Commonly known or commercially employed fluoropolymers include polytetrafluoroethylene (PTFE), copolymers of tetrafluoroethylene (TFE) and hexafluoropropylene (HFP) (FEP polymers), perfluoroalkoxy copolymers (PFA), ethylene-tetrafluoroethylene (ETFE) copolymers, terpolymers of tetrafluoroethylene, hexafluoropropylene and vinylidene fluoride (THV) and polyvinylidene fluoride polymers (PVDF). Commercially employed fluoropolymers also include fluoroelastomers. Fluoropolymers and their applications are further described in “Modern Fluoropolymers”, edited by John Scheirs, John Wiley & Sons Ltd., 1997, or in “Fluoroplastics”, Ebnesajjad, Sina, Plastics Design Library, Norwich, N.Y., USA, 2003. Preparing such fluoropolymers generally involves the polymerization of gaseous monomers, i.e. monomers that under ambient conditions of temperature and pressure are present as a gas. Several methods are known to produce the fluoropolymers. Such methods include suspension polymerization (disclosed in e.g. U.S. Pat. No. 3,855,191, U.S. Pat. No. 4,439,385 and EP 649 863), aqueous emulsion polymerization (disclosed in e.g. U.S. Pat. No. 3,635,926 and U.S. Pat.

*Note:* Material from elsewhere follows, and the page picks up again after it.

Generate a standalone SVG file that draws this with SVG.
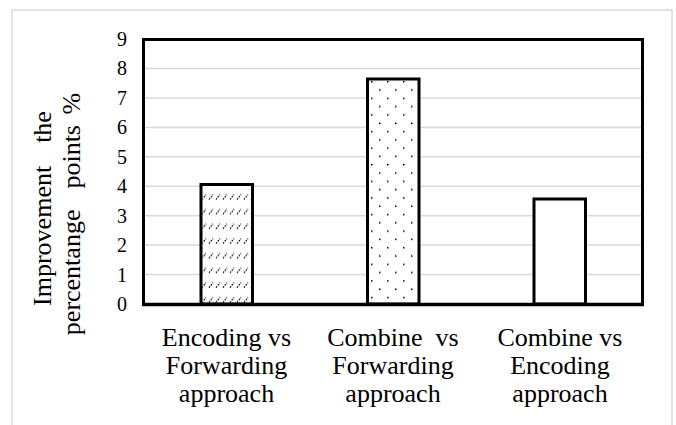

No. 4,262,101), solution polymerization (disclosed in e.g. in U.S. Pat. No. 3,642,742, U.S. Pat. No. 4,588,796 and U.S. Pat. No. 5,663,255); polymerization using supercritical liquids (disclosed in e.g. JP 46011031 and EP 964 009) and polymerization in the gas phase (disclosed in e.g. U.S. Pat. No. 4,861,845).
Currently, the most commonly employed polymerization methods for fluoropolymers include suspension polymerization and especially aqueous emulsion polymerization. In aqueous emulsion polymerizations the polymerization is carried out in the presence of a fluorinated emulsifier, which is generally used to accelerate the reaction rate and to stabilize the polymer particles formed.

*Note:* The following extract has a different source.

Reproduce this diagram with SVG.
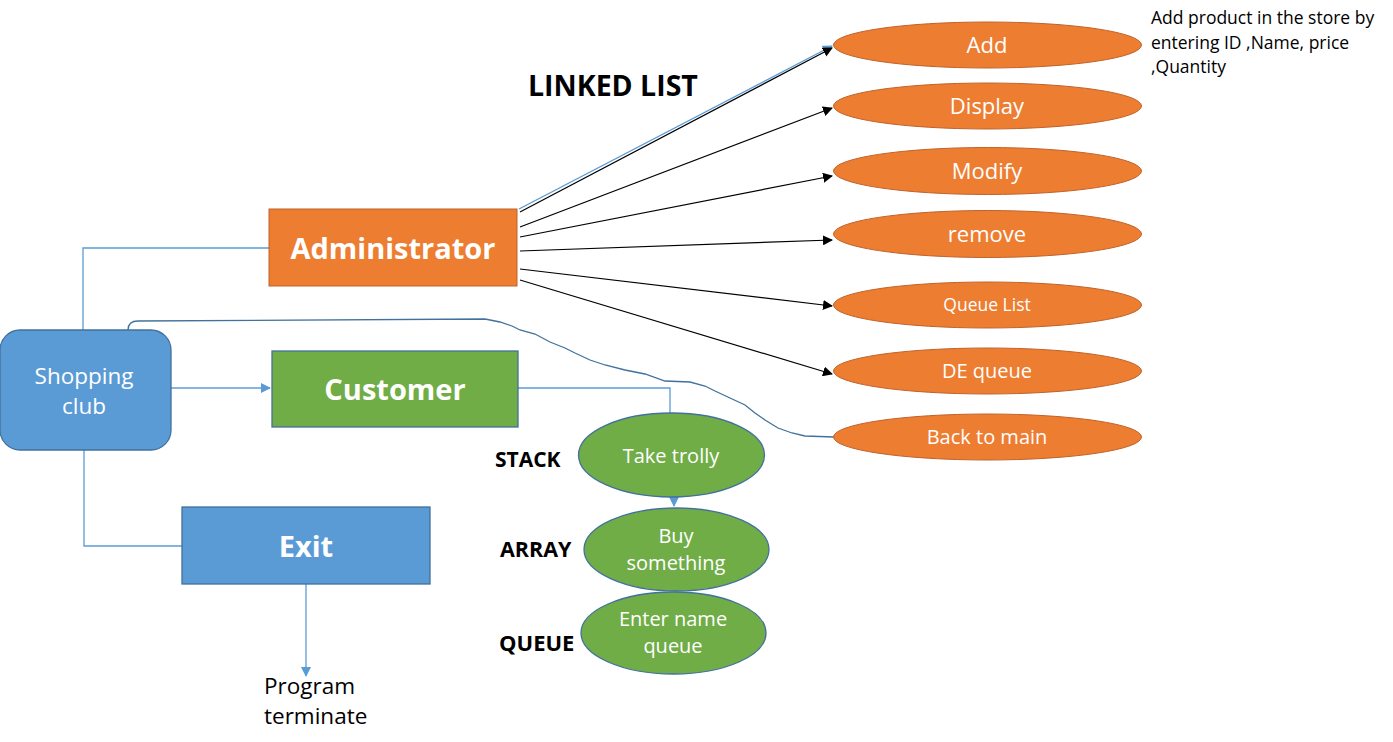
<svg xmlns="http://www.w3.org/2000/svg" width="1393" height="742" viewBox="0 0 1393 742">
<defs>
<marker id="ab" markerWidth="10" markerHeight="10" refX="9" refY="5" orient="auto" markerUnits="userSpaceOnUse"><path d="M0,0 L10,5 L0,10 z" fill="#000"/></marker>
<marker id="abl" markerWidth="10" markerHeight="10" refX="9" refY="5" orient="auto" markerUnits="userSpaceOnUse"><path d="M0,0 L10,5 L0,10 z" fill="#5b9bd5"/></marker>
</defs>
<style>
.or{fill:#ed7d31;stroke:#c0622a;stroke-width:1}
.gr{fill:#70ad47;stroke:#41719c;stroke-width:1.3}
.bl{fill:#5b9bd5;stroke:#41719c;stroke-width:1.3}
.t{font-family:"Open Sans","Liberation Sans",sans-serif;fill:#fff;text-anchor:middle}
.b{font-family:"Open Sans","Liberation Sans",sans-serif;font-weight:bold}
.k{font-family:"Open Sans","Liberation Sans",sans-serif;fill:#000}
.cb{fill:none;stroke:#5b9bd5;stroke-width:1.3}
.ck{fill:none;stroke:#000;stroke-width:1.2}
</style>
<g id="connectors">
<path class="cb" d="M83,330 V248 H269"/>
<path class="cb" d="M171,388 H270" marker-end="url(#abl)"/>
<path class="cb" d="M84,450 V546 H182"/>
<path class="cb" d="M306,584 V676" marker-end="url(#abl)"/>
<path class="cb" d="M518,388 H670 V414"/>
<path class="cb" d="M674,497 V506" marker-end="url(#abl)"/>
<path fill="none" stroke="#41719c" stroke-width="1.3" d="M128,340 V330 Q128,321 138,321 L485,319 L500,322 L512,326 L520,330 L535,334 L550,342 L565,348 L575,353 L590,360 L605,365 L625,370 L645,374 L665,381 L690,382 L705,386 L715,391 L730,398 L745,405 L755,413 L765,420 L778,428 L792,433 L805,436 L834,437"/>
<path d="M519,209 L832,46" fill="none" stroke="#5b9bd5" stroke-width="1.3" marker-end="url(#abl)"/>
<path class="ck" d="M520,212 L832,48" marker-end="url(#ab)"/>
<path class="ck" d="M520,227 L832,108" marker-end="url(#ab)"/>
<path class="ck" d="M520,237 L832,176" marker-end="url(#ab)"/>
<path class="ck" d="M520,251 L832,240" marker-end="url(#ab)"/>
<path class="ck" d="M520,269 L832,306" marker-end="url(#ab)"/>
<path class="ck" d="M520,280 L832,374" marker-end="url(#ab)"/>
</g>
<g id="shopping-club"><rect class="bl" x="0" y="330" width="171" height="120" rx="20"/><text class="t" font-size="22.5" x="84" y="384">Shopping</text><text class="t" font-size="22.5" x="84" y="414">club</text></g>
<g id="administrator"><rect x="269" y="209" width="248" height="77" fill="#ed7d31" stroke="#c0622a"/><text class="t b" font-size="29" x="393" y="259">Administrator</text></g>
<g id="customer"><rect x="272" y="351" width="246" height="76" fill="#70ad47" stroke="#41719c" stroke-width="1.3"/><text class="t b" font-size="29" x="395" y="400">Customer</text></g>
<g id="exit"><rect class="bl" x="182" y="507" width="248" height="77"/><text class="t b" font-size="29" x="306" y="557">Exit</text></g>
<g id="add"><ellipse class="or" cx="987.5" cy="45" rx="154" ry="23"/><text class="t" font-size="22" x="987" y="53">Add</text></g>
<g id="display"><ellipse class="or" cx="987.5" cy="106" rx="154" ry="23"/><text class="t" font-size="22" x="987" y="114">Display</text></g>
<g id="modify"><ellipse class="or" cx="987.5" cy="171" rx="154" ry="23.5"/><text class="t" font-size="22" x="987" y="179">Modify</text></g>
<g id="remove"><ellipse class="or" cx="987.5" cy="234" rx="154" ry="23.5"/><text class="t" font-size="22" x="987" y="242">remove</text></g>
<g id="queue-list"><ellipse class="or" cx="987.5" cy="305" rx="154" ry="23"/><text class="t" font-size="17.5" x="987" y="311">Queue List</text></g>
<g id="de-queue"><ellipse class="or" cx="987.5" cy="371" rx="154" ry="23"/><text class="t" font-size="20" x="987" y="378">DE queue</text></g>
<g id="back-to-main"><ellipse class="or" cx="987.5" cy="437" rx="154" ry="23"/><text class="t" font-size="20" x="987" y="444">Back to main</text></g>
<g id="take-trolly"><ellipse class="gr" cx="671.5" cy="455" rx="93" ry="42"/><text class="t" font-size="20" x="671" y="463">Take trolly</text></g>
<g id="buy-something"><ellipse class="gr" cx="676.5" cy="549.5" rx="92.5" ry="41.5"/><text class="t" font-size="20" x="676" y="543">Buy</text><text class="t" font-size="20" x="676" y="570">something</text></g>
<g id="enter-name-queue"><ellipse class="gr" cx="673.5" cy="633" rx="92.5" ry="41"/><text class="t" font-size="20" x="673" y="626">Enter name</text><text class="t" font-size="20" x="673" y="653">queue</text></g>
<g id="labels">
<text class="k b" font-size="28.5" x="528" y="96">LINKED LIST</text>
<text class="k b" font-size="21" x="495" y="467">STACK</text>
<text class="k b" font-size="21.5" x="500" y="557">ARRAY</text>
<text class="k b" font-size="22" x="499" y="651">QUEUE</text>
<text class="k" font-size="17.5" x="1151" y="24">Add product in the store by</text>
<text class="k" font-size="17.5" x="1151" y="49">entering ID ,Name, price</text>
<text class="k" font-size="17.5" x="1151" y="73">,Quantity</text>
<text class="k" font-size="22.5" x="264" y="694">Program</text>
<text class="k" font-size="22.5" x="264" y="724">terminate</text>
</g>
</svg>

However, fluorinated emulsifiers are expensive materials and attempts have been made to reduce their use. Certain non-emulsifying fluorinated compounds, so-called ‘doping agents’, have been added to the reaction mixture which also increase the reaction rate allowing for reducing the amounts of emulsifiers. However, the presence of doping agents also leads to a reduction of the particle sizes of the fluoropolymers formed as is shown in EP 1 245 596. For example, the particles of fluoropolymers at a given solid content are smaller when doping agents are used compared to the same reaction carried out without doping agents. For example, in U.S. Pat. No. 5,895,799, aliphatic or aromatic perfluorinated hydrocarbon used as doping agents have been reported to lead to fluoropolymers having particle sizes of 80 nm or less when used in a weight ratio with respect to the emulsifier of approximately 1:1. Doping agents in the form of perfluoropolyethers have been reported to lead to particles of less than about 70 nm (EP 250 767).
The generation of small fluoropolymer particles may be desirable in many applications and due to their known effect of reducing the particles sizes doping agents have been employed for this purpose.
However, in some applications, the formation of larger rather than smaller fluoropolymer particles is desired. Such applications include, for example, those where thick fluoropolymer coatings are required. Thick coatings can be prepared with fewer coating steps using fluoropolymers with large particle sizes. In other applications bimodal particle size distributions, e.g. a fluoropolymer composition where one polymer population has small particles sizes and another polymer population has large particle sizes may be desirable, because such dispersions can lead to particularly dense coatings.
Therefore it would be desirable to provide a process for the preparation of fluoropolymers by aqueous emulsion polymerization using doping agents by which at a given reaction time or solid content larger polymer particles can be formed. It is further desirable that the process can be practiced with commonly employed fluorinated emulsifiers.